Pros of using furniture:
- Already standalone.
- Minimal chance of having to paint.
- I think an unusual piece of furniture repurposed into an island, and topped with a piece of Carrera marble would complement a more traditional layout around the kitchen perimeter.
- The contrast between a dark wood antique island, and white cabinets would be nice… and would alleviate some of my box-issues.
I really like dark wood, and I would prefer not to have to paint something. If we are repurposing/reworking materials, chances are we will be frustrated trying to match new stain to old patina or veneer and be forced to paint.
Most of the furniture I have looked at so far is either not really long enough to be a good-sized island, or height is an issue, or price is an issue… or it’s just not THE THING.
My preference is for Eastlake, or late Victorian period— about 1870-1890… Without wandering over to anything Federal, Gothic, Rococo, or Oak… although an exception could be made in order to own something with monster paw feet.

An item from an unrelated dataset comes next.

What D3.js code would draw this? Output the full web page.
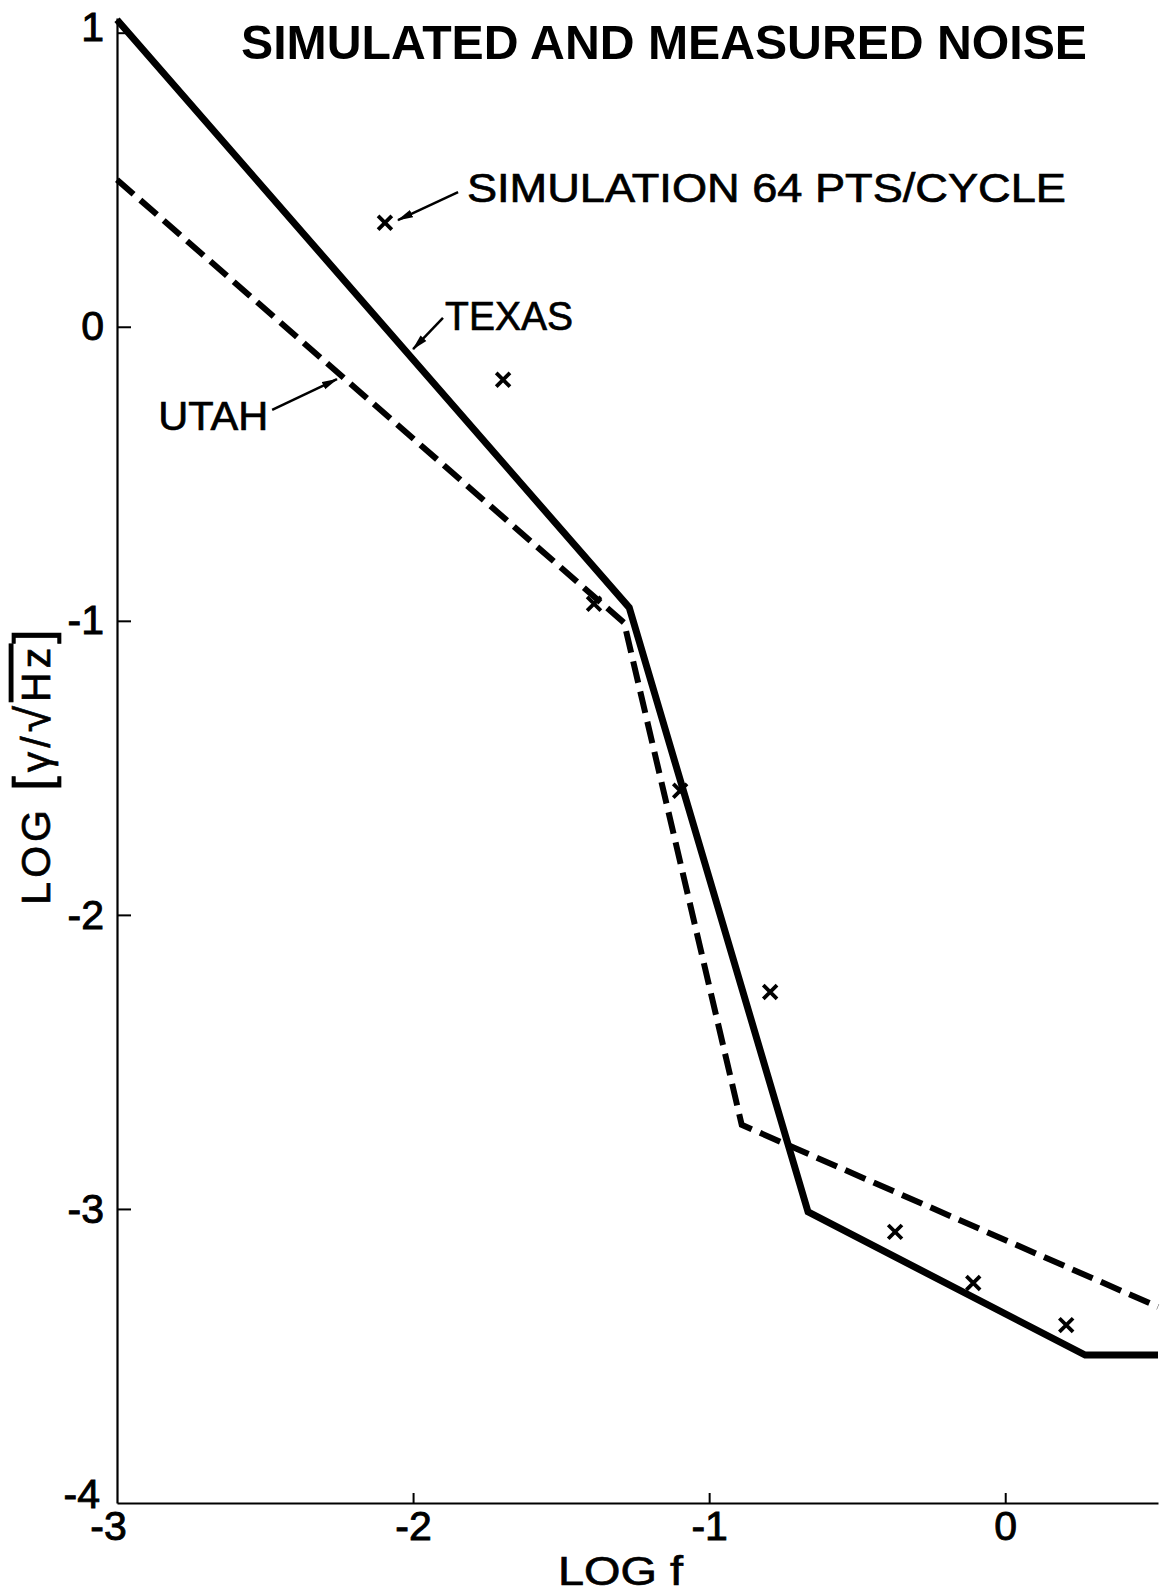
<!DOCTYPE html>
<html>
<head>
<meta charset="utf-8">
<script src="https://cdn.jsdelivr.net/npm/d3@7"></script>
<style>
  body { margin: 0; background: #fff; }
  svg { display: block; font-family: "Liberation Sans", Arial, sans-serif; }
</style>
</head>
<body>
<svg width="1165" height="1596"></svg>
<script>
// values: log f  vs  log noise
var texasX = [-3, -1.27, -0.666, 0.27, 0.516];
var texasY = [1.044, -0.955, -3.01, -3.497, -3.497];
var utahX = [-3, -1.287, -0.89, 0.516];
var utahY = [0.5, -1.007, -2.714, -3.333];
var simX = [-2.095, -1.696, -1.389, -1.098, -0.794, -0.372, -0.108, 0.206];
var simY = [0.354, -0.18, -0.942, -1.578, -2.262, -3.078, -3.252, -3.395];
var xTicks = [-3, -2, -1, 0];
var yTicks = [1, 0, -1, -2, -3, -4];

// callouts, placed in data units
var notes = [
  {text: "SIMULATION 64 PTS/CYCLE", tx: -1.818, ty: 0.424, len: 599, from: [-1.848, 0.458], to: [-2.051, 0.363]},
  {text: "TEXAS", tx: -1.892, ty: -0.011, len: 128, from: [-1.899, 0.030], to: [-2.0, -0.076]},
  {text: "UTAH", tx: -2.861, ty: -0.351, len: 110, from: [-2.476, -0.283], to: [-2.257, -0.178]}
];

var svg = d3.select("svg");

var x = d3.scaleLinear().domain([-3, 0.516]).range([117, 1158]);
var y = d3.scaleLinear().domain([-4, 1.05]).range([1503, 18]);

svg.append("defs").append("marker")
    .attr("id", "head")
    .attr("viewBox", "0 -5 16 10")
    .attr("refX", 15).attr("refY", 0)
    .attr("markerWidth", 16).attr("markerHeight", 10)
    .attr("markerUnits", "userSpaceOnUse")
    .attr("orient", "auto")
  .append("path")
    .attr("d", "M0,-4L16,0L0,4Z")
    .attr("fill", "#000");

// axes
var xAxis = svg.append("g")
    .attr("transform", "translate(0," + y(-4) + ")")
    .call(d3.axisBottom(x).tickValues(xTicks).tickFormat(function(d) { return String(d); })
      .tickSizeInner(-10).tickSizeOuter(0).tickPadding(8));
var yAxis = svg.append("g")
    .attr("transform", "translate(" + x(-3) + ",0)")
    .call(d3.axisLeft(y).tickValues(yTicks).tickFormat(function(d) { return String(d); })
      .tickSizeInner(-14).tickSizeOuter(0).tickPadding(13));

[xAxis, yAxis].forEach(function(g) {
  g.attr("font-family", null).attr("font-size", 41);
  g.select(".domain").attr("stroke", "#000").attr("stroke-width", 2.2);
  g.selectAll(".tick line").attr("stroke", "#000").attr("stroke-width", 2);
  g.selectAll(".tick text").attr("fill", "#000").attr("stroke", "#000").attr("stroke-width", 0.9);
});
xAxis.selectAll(".tick text").filter(function(d) { return d === -3; }).attr("dx", -9);
xAxis.selectAll(".tick line").filter(function(d) { return d === -3; }).remove();
yAxis.selectAll(".tick line").filter(function(d) { return d === -4; }).remove();
yAxis.selectAll(".tick text").filter(function(d) { return d === -4; }).attr("y", -9).attr("dx", -4);
yAxis.selectAll(".tick text").filter(function(d) { return d === 1; }).attr("y", -5);

var line = d3.line()
    .x(function(d) { return x(d[0]); })
    .y(function(d) { return y(d[1]); });

svg.append("path")
    .datum(d3.zip(utahX, utahY))
    .attr("d", line)
    .attr("fill", "none")
    .attr("stroke", "#000")
    .attr("stroke-width", 6)
    .attr("stroke-dasharray", "22,9");

svg.append("path")
    .datum(d3.zip(texasX, texasY))
    .attr("d", line)
    .attr("fill", "none")
    .attr("stroke", "#000")
    .attr("stroke-width", 7);

svg.append("g")
  .selectAll("path")
  .data(d3.zip(simX, simY))
  .enter().append("path")
    .attr("d", d3.symbol().type(d3.symbolX).size(125))
    .attr("transform", function(d) { return "translate(" + x(d[0]) + "," + y(d[1]) + ")"; })
    .attr("fill", "none")
    .attr("stroke", "#000")
    .attr("stroke-width", 3.8);

// callouts
var note = svg.append("g").selectAll("g").data(notes).enter().append("g");
note.append("line")
    .attr("x1", function(d) { return x(d.from[0]); })
    .attr("y1", function(d) { return y(d.from[1]); })
    .attr("x2", function(d) { return x(d.to[0]); })
    .attr("y2", function(d) { return y(d.to[1]); })
    .attr("stroke", "#000")
    .attr("stroke-width", 2.5)
    .attr("marker-end", "url(#head)");
note.append("text")
    .attr("x", function(d) { return x(d.tx); })
    .attr("y", function(d) { return y(d.ty); })
    .attr("font-size", 41)
    .attr("stroke", "#000")
    .attr("stroke-width", 0.7)
    .attr("textLength", function(d) { return d.len; })
    .attr("lengthAdjust", "spacingAndGlyphs")
    .text(function(d) { return d.text; });

// title
svg.append("text")
    .attr("x", 241).attr("y", 59)
    .attr("font-size", 48)
    .attr("font-weight", "bold")
    .attr("textLength", 846)
    .attr("lengthAdjust", "spacingAndGlyphs")
    .text("SIMULATED AND MEASURED NOISE");

// axis titles
svg.append("text")
    .attr("x", 558).attr("y", 1585)
    .attr("font-size", 41)
    .attr("stroke", "#000")
    .attr("stroke-width", 0.7)
    .attr("textLength", 125)
    .attr("lengthAdjust", "spacingAndGlyphs")
    .text("LOG f");

var yl = svg.append("text")
    .attr("transform", "translate(50,765) rotate(-90)")
    .attr("text-anchor", "middle")
    .attr("font-size", 41)
    .attr("stroke", "#000")
    .attr("stroke-width", 0.7)
    .attr("letter-spacing", 4);
yl.append("tspan").text("LOG ");
yl.append("tspan").attr("font-size", 52).text("[");
yl.append("tspan").text("γ/");
yl.append("tspan").attr("font-size", 48).text("√");
yl.append("tspan").attr("text-decoration", "overline").text("Hz");
yl.append("tspan").attr("font-size", 52).text("]");
</script>
</body>
</html>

The most obvious island would be some kind of old, general store countertop: practical, generously sized, about the right height… But the problem with general stores is that GENERALLY they weren’t very fancy.
Plus, it would be easy to slide from repurposed into rustic… And I am not a rustic kind of gal. I mean, I could be, at my country house, but until I get one of those I am sticking with my preference for Versailles.
Although, I will say that a good way to wish you had bought something is to see it show up, looking pretty in Miss Mustard Seed’s workshop.
I have no transition for this final option, but I was SUPER into this FANCY! White porcelain enamel over cast-iron! Item of island-shaped-interest!
I said to Paul – oooh, look! This is unusual! AND the height is adjustable! AND there is room for barstools underneath!!
If we went more vintage-y, this would be SO FUN with retro/steel kitchen cabinets… they show up on Craigslist all the time!
Paul said – I am pretty sure that is for cadavers. We should get it. Whomever wins the next argument can put it to good use.
Then we had to go straight home so that I could soak myself in bleach, because I could not remember if I had touched the thing.